▼

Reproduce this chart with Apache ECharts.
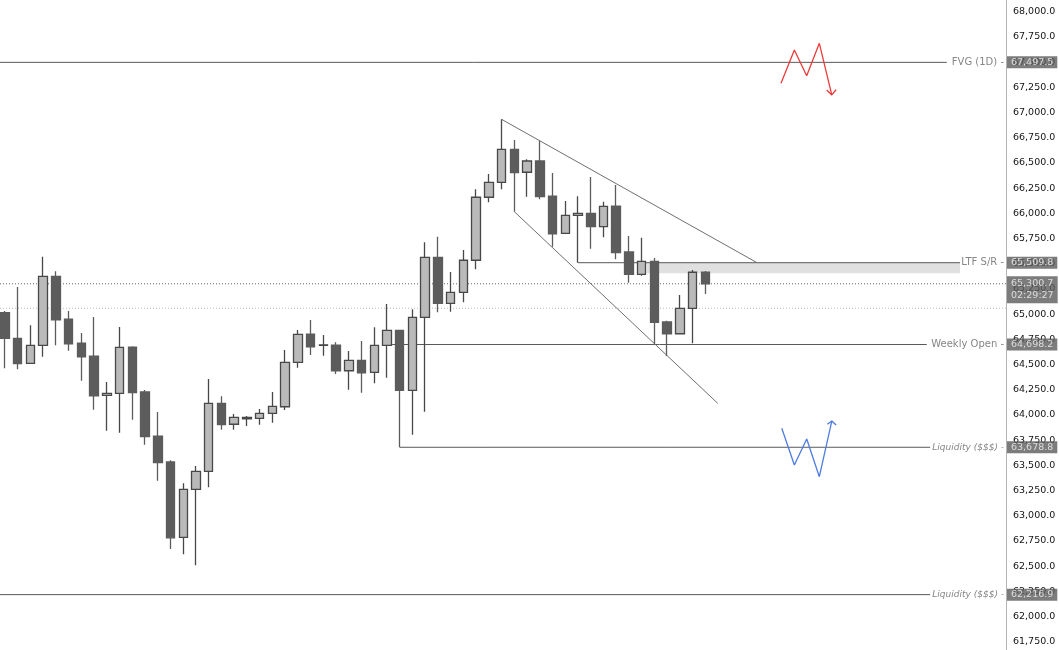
<!DOCTYPE html>
<html>
<head>
<meta charset="utf-8">
<script src="https://cdn.jsdelivr.net/npm/echarts@6.0.0/dist/echarts.min.js"></script>
<style>
  html, body { margin: 0; padding: 0; background: #fff; }
  #chart { width: 1059px; height: 650px; }
</style>
</head>
<body>
<div id="chart"></div>
<script>
// OHLC per bar
const opens  = [65014, 64760, 64512, 64690, 65375, 64951, 64713, 64584, 64194, 64214, 64673, 64227, 63790, 63533, 62785, 63262,
                63440, 64115, 63907, 63962, 63966, 64016, 64081, 64522, 64802, 64690, 64693, 64438, 64541, 64422, 64690, 64839,
                64244, 64968, 65563, 65107, 65216, 65534, 66159, 66307, 66635, 66407, 66519, 66169, 65801, 65980, 66000, 65867,
                66072, 65616, 65395, 65524, 64922, 64805, 65057, 65415]
const closes = [64760, 64508, 64690, 65375, 64944, 64706, 64577, 64190, 64214, 64670, 64220, 63784, 63526, 62781, 63262, 63440,
                64115, 63903, 63976, 63976, 64016, 64085, 64522, 64799, 64676, 64695, 64438, 64541, 64418, 64690, 64839, 64244,
                64968, 65563, 65107, 65216, 65534, 66159, 66307, 66635, 66403, 66519, 66165, 65797, 65980, 66000, 65867, 66069,
                65609, 65395, 65524, 64918, 64805, 65057, 65415, 65301]
const lows   = [64462, 64452, 64505, 64577, 64690, 64637, 64339, 64051, 63843, 63823, 63952, 63704, 63347, 62669, 62617, 62508,
                63282, 63853, 63853, 63890, 63903, 63923, 64048, 64468, 64594, 64587, 64406, 64250, 64220, 64313, 64369, 63679,
                63803, 64032, 65018, 65024, 65117, 65444, 66109, 66238, 66016, 66165, 66139, 65668, 65801, 65510, 65649, 65762,
                65543, 65311, 65381, 64693, 64584, 64805, 64710, 65199]
const highs  = [65031, 65269, 64889, 65569, 65424, 65031, 64812, 64971, 64326, 64872, 64680, 64247, 64029, 63549, 63321, 63493,
                64356, 64184, 64009, 63989, 64058, 64227, 64644, 64842, 64941, 64792, 64720, 64634, 64733, 64869, 65100, 64845,
                65047, 65712, 65768, 65418, 65636, 66238, 66390, 66932, 66727, 66536, 66717, 66400, 66122, 66169, 66360, 66115,
                66281, 65775, 65758, 65556, 64934, 65189, 65437, 65427]

// horizontal levels: name, price, from bar, to bar
const levelNames  = ['FVG (1D)', 'LTF S/R', 'Weekly Open', 'Liquidity ($$$)', 'Liquidity ($$$)']
const levelPrices = [67497.5, 65509.8, 64698.2, 63678.8, 62216.9]
const levelFrom   = [-0.4, 45, 30.4, 31, -0.4]
const levelTo     = [73.96, 75.0, 72.39, 72.65, 72.65]
const levelItalic = [false, false, false, true, true]

const lastPrice = 65300.7
const countdown = '02:29:27'
const sessionOpen = 65058

// drawings, in [bar, price]
const upperTrend = [[39, 66932], [59.06, 65509.8]]
const lowerTrend = [[40, 66016], [55.97, 64115]]
const ltfZone = [[50.4, 65509.8], [75.0, 65405]]
const bearPath = [[60.94, 67290], [61.99, 67620], [62.96, 67365], [63.95, 67686], [64.93, 67174]]
const bearHead = [[64.53, 67223], [64.93, 67174], [65.27, 67226]]
const bullPath = [[61.0, 63867], [61.99, 63503], [62.96, 63761], [63.95, 63387], [64.93, 63939]]
const bullHead = [[64.58, 63907], [64.93, 63939], [65.27, 63900]]

const Y_MIN = 61500
const Y_MAX = 68250
const Y_STEP = 250
const X_MIN = -0.393
const X_MAX = 78.61

const FONT = 'DejaVu Sans'
const fmt = v => v.toLocaleString('en-US', { minimumFractionDigits: 1, maximumFractionDigits: 1 })

const chart = echarts.init(document.getElementById('chart'))

const levelSeries = levelPrices.map((p, i) => ({
  type: 'line',
  z: 1,
  silent: true,
  symbol: 'none',
  lineStyle: { color: '#595959', width: 1 },
  data: [[levelFrom[i], p], [levelTo[i], p]],
  markArea: i === 1 ? {
    silent: true,
    itemStyle: { color: '#e0e0e0' },
    data: [[{ coord: ltfZone[0] }, { coord: ltfZone[1] }]]
  } : undefined
}))

const plainLine = (data, color, extra) => Object.assign({
  type: 'line',
  silent: true,
  symbol: 'none',
  lineStyle: { color: color, width: 1 },
  data: data
}, extra || {})

const option = {
  animation: false,
  backgroundColor: '#ffffff',
  grid: { left: 0, right: 53, top: -13.5, bottom: -16.9, outerBoundsMode: 'none', containLabel: false },
  xAxis: {
    type: 'value',
    min: X_MIN,
    max: X_MAX,
    show: false
  },
  yAxis: {
    type: 'value',
    position: 'right',
    min: Y_MIN,
    max: Y_MAX,
    interval: Y_STEP,
    axisLine: { show: true, onZero: false, lineStyle: { color: '#b4b4b4' } },
    axisTick: { show: false },
    splitLine: { show: false },
    axisLabel: {
      color: '#131313',
      fontSize: 9.5,
      fontFamily: FONT,
      margin: 7,
      formatter: v => fmt(v)
    }
  },
  series: [
    ...levelSeries,
    plainLine([[X_MIN, lastPrice], [X_MAX, lastPrice]], '#666', { z: 1, lineStyle: { color: '#666666', width: 1, type: [1, 2] } }),
    plainLine([[X_MIN, sessionOpen], [X_MAX, sessionOpen]], '#bbb', { z: 1, lineStyle: { color: '#bbbbbb', width: 1, type: [1, 2] } }),
    plainLine(upperTrend, '#6f6f6f', { z: 1 }),
    plainLine(lowerTrend, '#6f6f6f', { z: 1 }),
    {
      type: 'candlestick',
      z: 5,
      silent: true,
      barWidth: 9,
      encode: { x: 0, y: [1, 2, 3, 4] },
      itemStyle: {
        color: '#bababa',
        color0: '#5c5c5c',
        borderColor: '#484848',
        borderColor0: '#5c5c5c',
        borderWidth: 1.3
      },
      data: opens.map((o, i) => [i, o, closes[i], lows[i], highs[i]])
    },
    plainLine(bearPath, '#ec3b3b', { z: 6, lineStyle: { color: '#ec3b3b', width: 1.3 } }),
    plainLine(bearHead, '#ec3b3b', { z: 6, lineStyle: { color: '#ec3b3b', width: 1.3 } }),
    plainLine(bullPath, '#4d7cdf', { z: 6, lineStyle: { color: '#4d7cdf', width: 1.3 } }),
    plainLine(bullHead, '#4d7cdf', { z: 6, lineStyle: { color: '#4d7cdf', width: 1.3 } }),
    {
      // level names to the left of the price axis
      type: 'scatter',
      z: 10,
      silent: true,
      clip: false,
      symbolSize: 0,
      label: {
        show: true,
        position: 'left',
        distance: 2,
        color: '#666666',
        fontFamily: FONT,
        fontSize: 10
      },
      data: levelPrices.map((p, i) => ({
        value: [X_MAX, p],
        label: {
          formatter: levelNames[i] + ' -',
          fontStyle: levelItalic[i] ? 'italic' : 'normal',
          fontSize: levelItalic[i] ? 9 : 10
        }
      }))
    },
    {
      // price badges on the axis
      type: 'scatter',
      z: 10,
      silent: true,
      clip: false,
      symbolSize: 0,
      label: {
        show: true,
        position: 'right',
        distance: 1,
        color: '#f2f2f2',
        fontFamily: FONT,
        fontSize: 9.5,
        lineHeight: 11,
        backgroundColor: '#5b5b5b',
        padding: [1, 4, 0, 4]
      },
      data: levelPrices.map(p => ({
        value: [X_MAX, p],
        label: { formatter: fmt(p) }
      })).concat([{
        value: [X_MAX, lastPrice],
        label: {
          formatter: fmt(lastPrice) + '\n' + countdown,
          lineHeight: 12,
          padding: [2, 4, 1, 4],
          offset: [0, 6]
        }
      }])
    }
  ]
}

chart.setOption(option)

window.addEventListener('resize', () => chart.resize())
</script>
</body>
</html>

▲

_OBJECTIVE:_
Leave out the pictures and repeat exactly the lines from the start of the material through the line that contains "66281, 65775, 65758, 65556, 64934, 65189, 65437, 65427]", both included.

_OUTPUT OF THE EXERCISE:_
Reproduce this chart with Apache ECharts.
<!DOCTYPE html>
<html>
<head>
<meta charset="utf-8">
<script src="https://cdn.jsdelivr.net/npm/echarts@6.0.0/dist/echarts.min.js"></script>
<style>
  html, body { margin: 0; padding: 0; background: #fff; }
  #chart { width: 1059px; height: 650px; }
</style>
</head>
<body>
<div id="chart"></div>
<script>
// OHLC per bar
const opens  = [65014, 64760, 64512, 64690, 65375, 64951, 64713, 64584, 64194, 64214, 64673, 64227, 63790, 63533, 62785, 63262,
                63440, 64115, 63907, 63962, 63966, 64016, 64081, 64522, 64802, 64690, 64693, 64438, 64541, 64422, 64690, 64839,
                64244, 64968, 65563, 65107, 65216, 65534, 66159, 66307, 66635, 66407, 66519, 66169, 65801, 65980, 66000, 65867,
                66072, 65616, 65395, 65524, 64922, 64805, 65057, 65415]
const closes = [64760, 64508, 64690, 65375, 64944, 64706, 64577, 64190, 64214, 64670, 64220, 63784, 63526, 62781, 63262, 63440,
                64115, 63903, 63976, 63976, 64016, 64085, 64522, 64799, 64676, 64695, 64438, 64541, 64418, 64690, 64839, 64244,
                64968, 65563, 65107, 65216, 65534, 66159, 66307, 66635, 66403, 66519, 66165, 65797, 65980, 66000, 65867, 66069,
                65609, 65395, 65524, 64918, 64805, 65057, 65415, 65301]
const lows   = [64462, 64452, 64505, 64577, 64690, 64637, 64339, 64051, 63843, 63823, 63952, 63704, 63347, 62669, 62617, 62508,
                63282, 63853, 63853, 63890, 63903, 63923, 64048, 64468, 64594, 64587, 64406, 64250, 64220, 64313, 64369, 63679,
                63803, 64032, 65018, 65024, 65117, 65444, 66109, 66238, 66016, 66165, 66139, 65668, 65801, 65510, 65649, 65762,
                65543, 65311, 65381, 64693, 64584, 64805, 64710, 65199]
const highs  = [65031, 65269, 64889, 65569, 65424, 65031, 64812, 64971, 64326, 64872, 64680, 64247, 64029, 63549, 63321, 63493,
                64356, 64184, 64009, 63989, 64058, 64227, 64644, 64842, 64941, 64792, 64720, 64634, 64733, 64869, 65100, 64845,
                65047, 65712, 65768, 65418, 65636, 66238, 66390, 66932, 66727, 66536, 66717, 66400, 66122, 66169, 66360, 66115,
                66281, 65775, 65758, 65556, 64934, 65189, 65437, 65427]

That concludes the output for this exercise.